▶ _Description of the task_
Transcribe all of the material below word for word and leave out its pictures.

══════════════════════════════

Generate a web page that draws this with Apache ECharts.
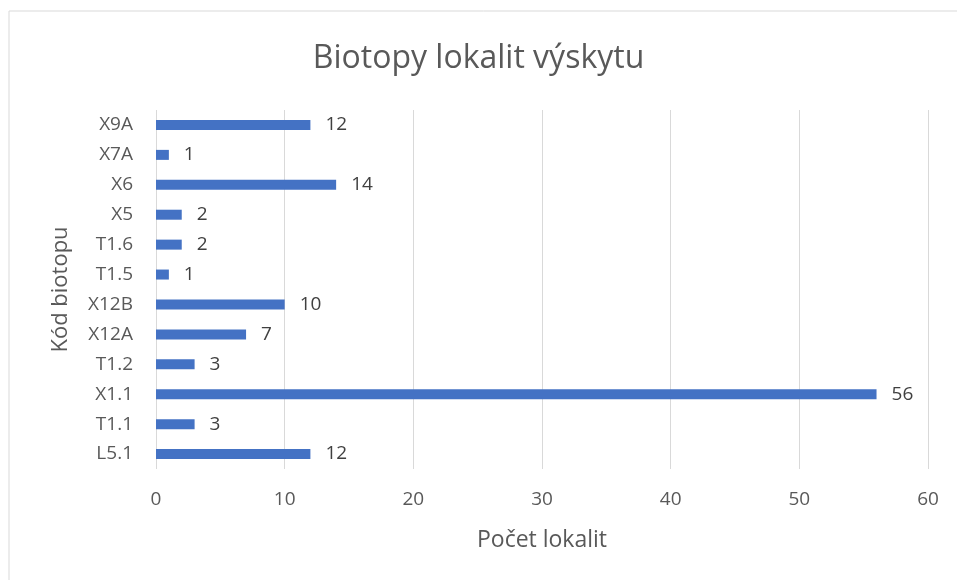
<!DOCTYPE html>
<html>
<head>
<meta charset="utf-8">
<script src="https://cdn.jsdelivr.net/npm/echarts@6/dist/echarts.min.js"></script>
<style>
  html, body { margin: 0; padding: 0; background: #fff; }
  #chart { width: 957px; height: 580px; }
</style>
</head>
<body>
<div id="chart"></div>
<script>
// categories bottom -> top
var biotopes = ['L5.1', 'T1.1', 'X1.1', 'T1.2', 'X12A', 'X12B', 'T1.5', 'T1.6', 'X5', 'X6', 'X7A', 'X9A'];
var counts = [12, 3, 56, 3, 7, 10, 1, 2, 2, 14, 1, 12];
var xTicks = [0, 10, 20, 30, 40, 50, 60];

var font = '"Open Sans", "Noto Sans", sans-serif';
var chart = echarts.init(document.getElementById('chart'));

chart.setOption({
  backgroundColor: '#fff',
  animation: false,
  textStyle: { fontFamily: font },
  graphic: [{
    type: 'rect',
    shape: { x: 9, y: 11, width: 1000, height: 1000 },
    style: { fill: 'none', stroke: '#d9d9d9', lineWidth: 1 },
    silent: true
  }],
  title: {
    text: 'Biotopy lokalit výskytu',
    left: 'center',
    top: 38,
    textStyle: { fontFamily: font, fontSize: 32, fontWeight: 'normal', color: '#595959' }
  },
  grid: { left: 156, right: 29, top: 110, bottom: 111 },
  xAxis: {
    type: 'value',
    min: xTicks[0],
    max: xTicks[xTicks.length - 1],
    interval: 10,
    name: 'Počet lokalit',
    nameLocation: 'middle',
    nameGap: 60,
    nameTextStyle: { fontFamily: font, fontSize: 23, color: '#595959' },
    axisLine: { show: false },
    axisTick: { show: false },
    axisLabel: { fontFamily: font, fontSize: 19, color: '#595959', margin: 21 },
    splitLine: { lineStyle: { color: '#d9d9d9', width: 1 } }
  },
  yAxis: {
    type: 'category',
    data: biotopes,
    name: 'Kód biotopu',
    nameLocation: 'middle',
    nameGap: 84,
    nameRotate: 90,
    nameTextStyle: { fontFamily: font, fontSize: 22, color: '#595959' },
    axisLine: { show: false },
    axisTick: { show: false },
    axisLabel: { fontFamily: font, fontSize: 19, color: '#595959', margin: 23 }
  },
  series: [{
    type: 'bar',
    data: counts,
    barWidth: 10,
    itemStyle: { color: '#4472C4' },
    label: {
      show: true,
      position: 'right',
      distance: 15,
      fontFamily: font,
      fontSize: 19,
      color: '#404040'
    }
  }]
});
</script>
</body>
</html>
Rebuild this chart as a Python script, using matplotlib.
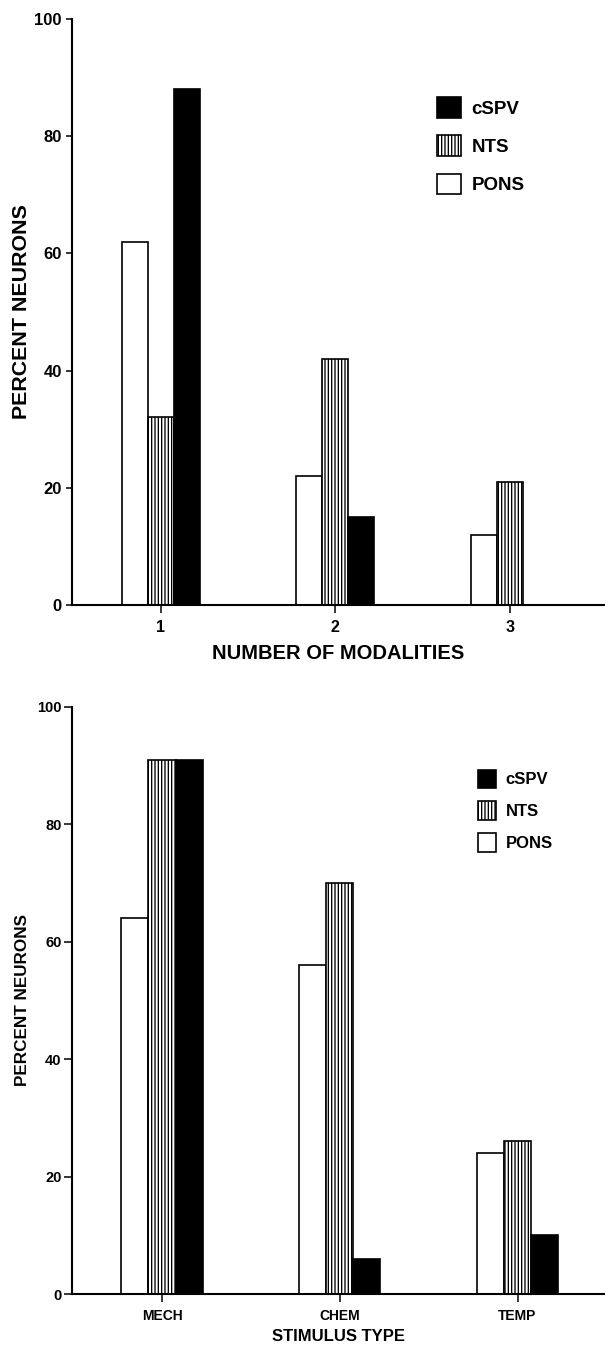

══════════════════════════════

▶ _Completed task_
Generate a web page that draws this with Apache ECharts.
<!DOCTYPE html>
<html>
<head>
<meta charset="utf-8">
<script src="https://cdn.jsdelivr.net/npm/echarts@6/dist/echarts.min.js"></script>
<style>
  html, body { margin: 0; padding: 0; background: #fff; }
  #chart { width: 957px; height: 580px; }
</style>
</head>
<body>
<div id="chart"></div>
<script>
// categories bottom -> top
var biotopes = ['L5.1', 'T1.1', 'X1.1', 'T1.2', 'X12A', 'X12B', 'T1.5', 'T1.6', 'X5', 'X6', 'X7A', 'X9A'];
var counts = [12, 3, 56, 3, 7, 10, 1, 2, 2, 14, 1, 12];
var xTicks = [0, 10, 20, 30, 40, 50, 60];

var font = '"Open Sans", "Noto Sans", sans-serif';
var chart = echarts.init(document.getElementById('chart'));

chart.setOption({
  backgroundColor: '#fff',
  animation: false,
  textStyle: { fontFamily: font },
  graphic: [{
    type: 'rect',
    shape: { x: 9, y: 11, width: 1000, height: 1000 },
    style: { fill: 'none', stroke: '#d9d9d9', lineWidth: 1 },
    silent: true
  }],
  title: {
    text: 'Biotopy lokalit výskytu',
    left: 'center',
    top: 38,
    textStyle: { fontFamily: font, fontSize: 32, fontWeight: 'normal', color: '#595959' }
  },
  grid: { left: 156, right: 29, top: 110, bottom: 111 },
  xAxis: {
    type: 'value',
    min: xTicks[0],
    max: xTicks[xTicks.length - 1],
    interval: 10,
    name: 'Počet lokalit',
    nameLocation: 'middle',
    nameGap: 60,
    nameTextStyle: { fontFamily: font, fontSize: 23, color: '#595959' },
    axisLine: { show: false },
    axisTick: { show: false },
    axisLabel: { fontFamily: font, fontSize: 19, color: '#595959', margin: 21 },
    splitLine: { lineStyle: { color: '#d9d9d9', width: 1 } }
  },
  yAxis: {
    type: 'category',
    data: biotopes,
    name: 'Kód biotopu',
    nameLocation: 'middle',
    nameGap: 84,
    nameRotate: 90,
    nameTextStyle: { fontFamily: font, fontSize: 22, color: '#595959' },
    axisLine: { show: false },
    axisTick: { show: false },
    axisLabel: { fontFamily: font, fontSize: 19, color: '#595959', margin: 23 }
  },
  series: [{
    type: 'bar',
    data: counts,
    barWidth: 10,
    itemStyle: { color: '#4472C4' },
    label: {
      show: true,
      position: 'right',
      distance: 15,
      fontFamily: font,
      fontSize: 19,
      color: '#404040'
    }
  }]
});
</script>
</body>
</html>
Rebuild this chart as a Python script, using matplotlib.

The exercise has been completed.